▸ **THE EXERCISE**:
Locate each line with the string "this" in the listing below and copy it.

[Items from a dataset]
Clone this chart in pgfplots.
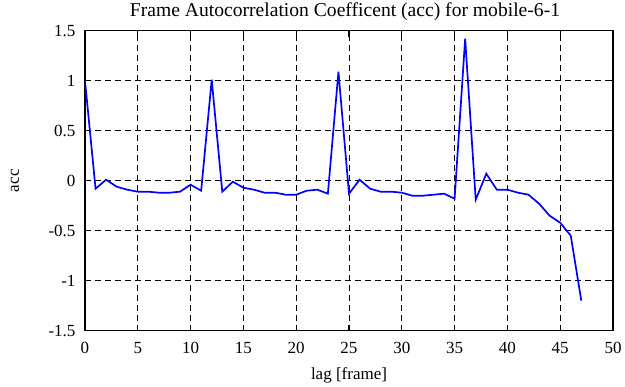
\documentclass[border=0pt]{standalone}
\usepackage{pgfplots}
\pgfplotsset{compat=1.18}
\usepackage{fontspec}
\setmainfont{Liberation Serif}
\begin{document}
\begin{tikzpicture}
\begin{axis}[
  scale only axis,
  width=528pt, height=300pt,
  xmin=0, xmax=50, ymin=-1.5, ymax=1.5,
  xtick={0,5,...,50}, ytick={-1.5,-1,...,1.5},
  yticklabels={-1.5,-1,-0.5,0,0.5,1,1.5},
  /pgf/number format/assume math mode=true,
  tick label style={font=\fontsize{17}{18}\selectfont},
  xticklabel style={yshift=-8pt},
  yticklabel style={xshift=-6pt},
  tick align=inside,
  major tick length=6pt,
  tick style={black, line width=1.2pt},
  axis line style={line width=1.4pt},
  grid=major,
  major grid style={black, line width=0.7pt, dash pattern=on 6pt off 4pt},
  xlabel={lag [frame]},
  ylabel={acc},
  label style={font=\fontsize{17}{18}\selectfont},
  xlabel style={at={(axis description cs:0.5,0)}, anchor=center, yshift=-45pt},
  ylabel style={at={(axis description cs:0,0.5)}, anchor=center, yshift=70pt},
  title={Frame Autocorrelation Coefficent (acc) for mobile-6-1},
  title style={font=\fontsize{19.6}{20}\selectfont, at={(axis description cs:0.5,1)}, anchor=center, yshift=13.5pt, xshift=-4pt},
]
\addplot[blue, line width=1.7pt] coordinates {
(0,1.00) (1,-0.08) (2,0.01) (3,-0.06) (4,-0.09) (5,-0.11) (6,-0.11) (7,-0.12)
(8,-0.12) (9,-0.11) (10,-0.04) (11,-0.10) (12,1.01) (13,-0.11) (14,-0.01)
(15,-0.07) (16,-0.09) (17,-0.12) (18,-0.12) (19,-0.14) (20,-0.14) (21,-0.10)
(22,-0.09) (23,-0.13) (24,1.09) (25,-0.13) (26,0.01) (27,-0.08) (28,-0.11)
(29,-0.11) (30,-0.12) (31,-0.15) (32,-0.15) (33,-0.14) (34,-0.13) (35,-0.18)
(36,1.42) (37,-0.19) (38,0.07) (39,-0.09) (40,-0.09) (41,-0.12) (42,-0.14)
(43,-0.23) (44,-0.35) (45,-0.42) (46,-0.55) (47,-1.20)
};
\end{axis}
\pgfresetboundingbox
\path[use as bounding box] (-85pt,-56.3pt) rectangle (540pt,330.7pt);
\end{tikzpicture}
\end{document}
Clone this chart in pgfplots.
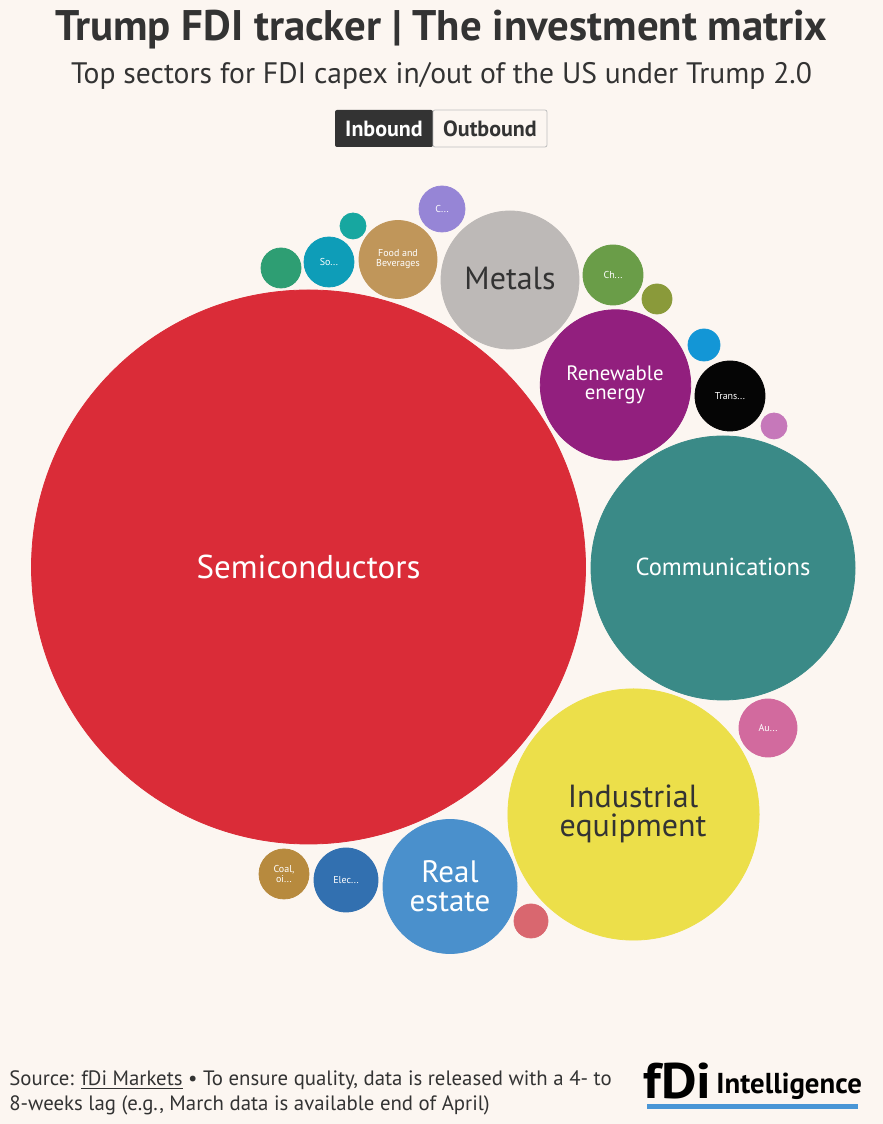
\documentclass[border=0pt]{standalone}
\usepackage{pgfplots}
\pgfplotsset{compat=1.18}
\usepackage{fontspec}
\setmainfont{PT Sans}
\definecolor{bg}{RGB}{252,246,241}
\definecolor{ink}{RGB}{51,51,51}
\definecolor{cSemi}{RGB}{218,44,56}
\definecolor{cComm}{RGB}{58,138,135}
\definecolor{cInd}{RGB}{236,223,74}
\definecolor{cReal}{RGB}{74,144,204}
\definecolor{cMet}{RGB}{189,185,183}
\definecolor{cRen}{RGB}{146,31,126}
\definecolor{cTrans}{RGB}{5,5,5}
\definecolor{cFood}{RGB}{192,150,90}
\definecolor{cSo}{RGB}{14,157,184}
\definecolor{cGrn}{RGB}{46,158,115}
\definecolor{cTeal}{RGB}{23,167,160}
\definecolor{cC}{RGB}{150,133,214}
\definecolor{cCh}{RGB}{106,157,72}
\definecolor{cOl}{RGB}{138,154,58}
\definecolor{cBl}{RGB}{19,150,214}
\definecolor{cPk}{RGB}{198,120,186}
\definecolor{cAu}{RGB}{210,106,158}
\definecolor{cElec}{RGB}{50,112,176}
\definecolor{cCoal}{RGB}{183,138,62}
\definecolor{cRp}{RGB}{217,103,111}
\definecolor{logoblue}{RGB}{74,150,214}
\newcommand{\bub}[4]{\addplot[only marks, mark=*, mark size=#3pt, color=#4, mark options={draw=#4, fill=#4}] coordinates {(#1,#2)};}
\begin{document}
\begin{tikzpicture}
\fill[bg] (0,0) rectangle (441.5pt,562pt);
\begin{axis}[at={(0,0)}, anchor=south west, x=0.5pt, y=0.5pt, xmin=0, xmax=883, ymin=0, ymax=1124, y dir=reverse, hide axis, clip=false, scale only axis, set layers]
% x, y (pixels), radius (pt = px/2), colour
\bub{308.5}{567}{138.5}{cSemi}
\bub{723}{568}{66}{cComm}
\bub{633.5}{814.5}{62.8}{cInd}
\bub{450}{886.5}{33.5}{cReal}
\bub{510}{280}{34.5}{cMet}
\bub{615.5}{385}{37.6}{cRen}
\bub{730}{396}{17.5}{cTrans}
\bub{398}{259.5}{19.5}{cFood}
\bub{329}{262}{12.5}{cSo}
\bub{281}{268}{10}{cGrn}
\bub{353}{226}{6.5}{cTeal}
\bub{442}{209}{11.5}{cC}
\bub{613}{275}{15}{cCh}
\bub{657}{299}{7.5}{cOl}
\bub{704}{345}{8}{cBl}
\bub{774}{426}{6.5}{cPk}
\bub{768}{728}{14.5}{cAu}
\bub{346}{880}{16}{cElec}
\bub{284}{874}{12.5}{cCoal}
\bub{531}{921}{8.5}{cRp}
\begin{pgfonlayer}{axis foreground}
% labels
\node[text=white, font=\fontsize{16.5}{18}\selectfont] at (axis cs:308.5,567) {Semiconductors};
\node[text=white, font=\fontsize{12.3}{14}\selectfont] at (axis cs:723,567) {Communications};
\node[text=ink, align=center, font=\fontsize{16}{14.5}\selectfont] at (axis cs:633,814) {Industrial\\equipment};
\node[text=white, align=center, font=\fontsize{15.5}{14.5}\selectfont] at (axis cs:450,886) {Real\\estate};
\node[text=ink, font=\fontsize{16}{18}\selectfont] at (axis cs:510,279) {Metals};
\node[text=white, align=center, font=\fontsize{10.4}{9.5}\selectfont] at (axis cs:615,385) {Renewable\\energy};
\node[text=white, font=\fontsize{5}{6}\selectfont] at (axis cs:730,396) {Trans...};
\node[text=white, align=center, font=\fontsize{5}{5}\selectfont] at (axis cs:398,259.5) {Food and\\Beverages};
\node[text=white, font=\fontsize{5}{6}\selectfont] at (axis cs:329,262) {So...};
\node[text=white, font=\fontsize{5}{6}\selectfont] at (axis cs:442,209) {C...};
\node[text=white, font=\fontsize{5}{6}\selectfont] at (axis cs:613,275) {Ch...};
\node[text=white, font=\fontsize{5}{6}\selectfont] at (axis cs:768,728) {Au...};
\node[text=white, font=\fontsize{5}{6}\selectfont] at (axis cs:346,880) {Elec...};
\node[text=white, align=center, font=\fontsize{5}{5}\selectfont] at (axis cs:284,874) {Coal,\\oi...};
% titles
\node[text=ink, font=\bfseries\fontsize{21.4}{24}\selectfont] at (axis cs:441.5,30) {Trump FDI tracker | The investment matrix};
\node[text=ink, font=\fontsize{14.8}{17}\selectfont] at (axis cs:441.5,76) {Top sectors for FDI capex in/out of the US under Trump 2.0};
% toggle
\fill[ink, rounded corners=1pt] (axis cs:335,110) rectangle (axis cs:433,147);
\draw[gray!50, fill=bg, rounded corners=1pt] (axis cs:433,110) rectangle (axis cs:547,147);
\node[text=white, font=\bfseries\fontsize{11}{13}\selectfont] at (axis cs:384,128.5) {Inbound};
\node[text=ink, font=\bfseries\fontsize{11}{13}\selectfont] at (axis cs:490,128.5) {Outbound};
% footer
\node[anchor=west, inner sep=0pt, text=ink, align=left, font=\fontsize{10.4}{12.5}\selectfont] at (axis cs:9,1093) {Source: \underline{fDi Markets} \textbullet{} To ensure quality, data is released with a 4- to\\8-weeks lag (e.g., March data is available end of April)};
\node[anchor=west, inner sep=0pt, text=black, font=\bfseries\fontsize{25}{26}\selectfont, xscale=1.1] at (axis cs:643,1081) {fDi};
\node[anchor=west, inner sep=0pt, text=black, font=\bfseries\fontsize{14.4}{16}\selectfont] at (axis cs:716,1086) {Intelligence};
\fill[logoblue] (axis cs:647,1104) rectangle (axis cs:858,1109);
\end{pgfonlayer}
\end{axis}
\end{tikzpicture}
\end{document}
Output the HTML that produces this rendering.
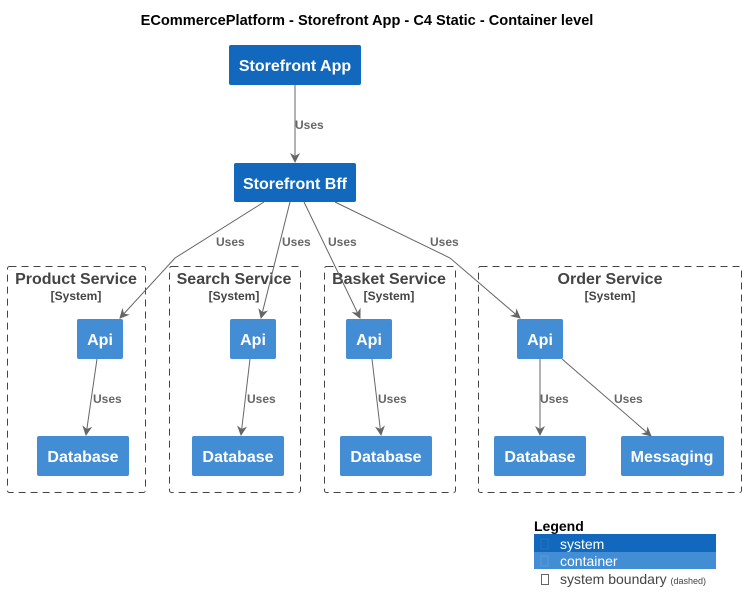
<!DOCTYPE html>
<html><head><style>
html,body{margin:0;padding:0;background:#fff;}
svg{display:block;font-family:"Liberation Sans",Arial,sans-serif;}
.b{fill:#fff;font-weight:bold;text-anchor:middle;font-size:16px;}
.u{fill:#666;font-weight:bold;font-size:12px;}
.t{fill:#444;font-weight:bold;text-anchor:middle;font-size:16px;}
.s{fill:#444;font-weight:bold;text-anchor:middle;font-size:12px;}
.e{stroke:#666;stroke-width:1;fill:none;}
.bd{fill:none;stroke:#444;stroke-dasharray:7 5;}
</style></head><body>
<svg width="746" height="613" viewBox="0 0 746 613">
<defs><marker id="a" markerWidth="10" markerHeight="10" refX="9" refY="5" orient="auto" markerUnits="userSpaceOnUse"><path d="M0,0 L10,5 L0,10 L3,5 Z" fill="#666"/></marker></defs>
<text x="367" y="25" text-anchor="middle" font-weight="bold" font-size="14.6" fill="#000">ECommercePlatform - Storefront App - C4 Static - Container level</text>

<rect x="229" y="45" width="132" height="40" rx="2" fill="#1168BD"/>
<text class="b" x="295" y="71">Storefront App</text>
<rect x="234" y="163" width="122" height="39" rx="2" fill="#1168BD"/>
<text class="b" x="295" y="189">Storefront Bff</text>
<line class="e" x1="295" y1="85" x2="295" y2="162" marker-end="url(#a)"/>
<text class="u" x="295" y="129">Uses</text>

<rect class="bd" x="7.5" y="266.5" width="138" height="226" rx="2"/>
<rect class="bd" x="169.5" y="266.5" width="131" height="226" rx="2"/>
<rect class="bd" x="324.5" y="266.5" width="131" height="226" rx="2"/>
<rect class="bd" x="478.5" y="266.5" width="263" height="226" rx="2"/>
<text class="t" x="76" y="284">Product Service</text><text class="s" x="76" y="300">[System]</text>
<text class="t" x="234" y="284">Search Service</text><text class="s" x="234" y="300">[System]</text>
<text class="t" x="389" y="284">Basket Service</text><text class="s" x="389" y="300">[System]</text>
<text class="t" x="610" y="284">Order Service</text><text class="s" x="610" y="300">[System]</text>

<g fill="#438DD5">
<rect x="77" y="319" width="46" height="40" rx="2"/>
<rect x="230" y="319" width="46" height="40" rx="2"/>
<rect x="346" y="319" width="46" height="40" rx="2"/>
<rect x="517" y="319" width="46" height="40" rx="2"/>
<rect x="37" y="436" width="92" height="40" rx="2"/>
<rect x="192" y="436" width="92" height="40" rx="2"/>
<rect x="340" y="436" width="92" height="40" rx="2"/>
<rect x="494" y="436" width="92" height="40" rx="2"/>
<rect x="621" y="436" width="103" height="40" rx="2"/>
</g>
<text class="b" x="100" y="345">Api</text>
<text class="b" x="253" y="345">Api</text>
<text class="b" x="369" y="345">Api</text>
<text class="b" x="540" y="345">Api</text>
<text class="b" x="83" y="462">Database</text>
<text class="b" x="238" y="462">Database</text>
<text class="b" x="386" y="462">Database</text>
<text class="b" x="540" y="462">Database</text>
<text class="b" x="672" y="462">Messaging</text>

<polyline class="e" points="264,202 175,258 120,318" marker-end="url(#a)"/>
<line class="e" x1="290" y1="202" x2="261" y2="318" marker-end="url(#a)"/>
<line class="e" x1="304" y1="202" x2="360" y2="318" marker-end="url(#a)"/>
<polyline class="e" points="335,202 450,258 520,318" marker-end="url(#a)"/>
<text class="u" x="216" y="246">Uses</text>
<text class="u" x="282" y="246">Uses</text>
<text class="u" x="328" y="246">Uses</text>
<text class="u" x="430" y="246">Uses</text>

<line class="e" x1="97" y1="359" x2="86" y2="435" marker-end="url(#a)"/>
<line class="e" x1="250" y1="359" x2="241" y2="435" marker-end="url(#a)"/>
<line class="e" x1="372" y1="359" x2="381" y2="435" marker-end="url(#a)"/>
<line class="e" x1="540" y1="359" x2="540" y2="435" marker-end="url(#a)"/>
<line class="e" x1="562" y1="359" x2="651" y2="436" marker-end="url(#a)"/>
<text class="u" x="93" y="403">Uses</text>
<text class="u" x="247" y="403">Uses</text>
<text class="u" x="378" y="403">Uses</text>
<text class="u" x="540" y="403">Uses</text>
<text class="u" x="614" y="403">Uses</text>

<text x="534" y="531" font-weight="bold" font-size="14" fill="#000">Legend</text>
<rect x="534" y="534" width="182" height="18" fill="#1168BD"/>
<rect x="534" y="552" width="182" height="17" fill="#438DD5"/>
<rect x="541" y="539" width="7" height="10" fill="none" stroke="#2a73c0" stroke-width="1"/>
<rect x="541" y="556" width="7" height="10" fill="none" stroke="#5a9ad8" stroke-width="1"/>
<rect x="541.5" y="574.5" width="7" height="10" fill="none" stroke="#666" stroke-width="1"/>
<text x="560" y="549" font-size="14" fill="#fff">system</text>
<text x="560" y="566" font-size="14" fill="#fff">container</text>
<text x="560" y="584" font-size="14" fill="#444">system boundary <tspan font-size="9">(dashed)</tspan></text>
</svg>
</body></html>
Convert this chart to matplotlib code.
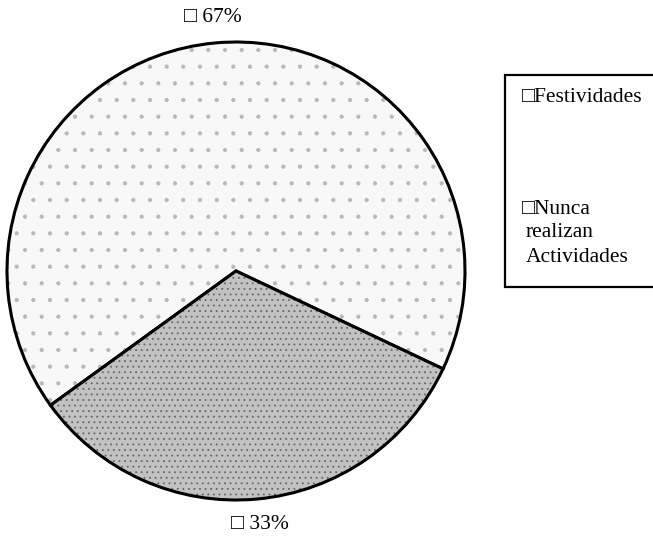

▸ **WRITTEN SOLUTION**:
Clone this chart in pgfplots.
Clone this chart in pgfplots.
Output the HTML that produces this rendering.
Convert this chart to matplotlib code.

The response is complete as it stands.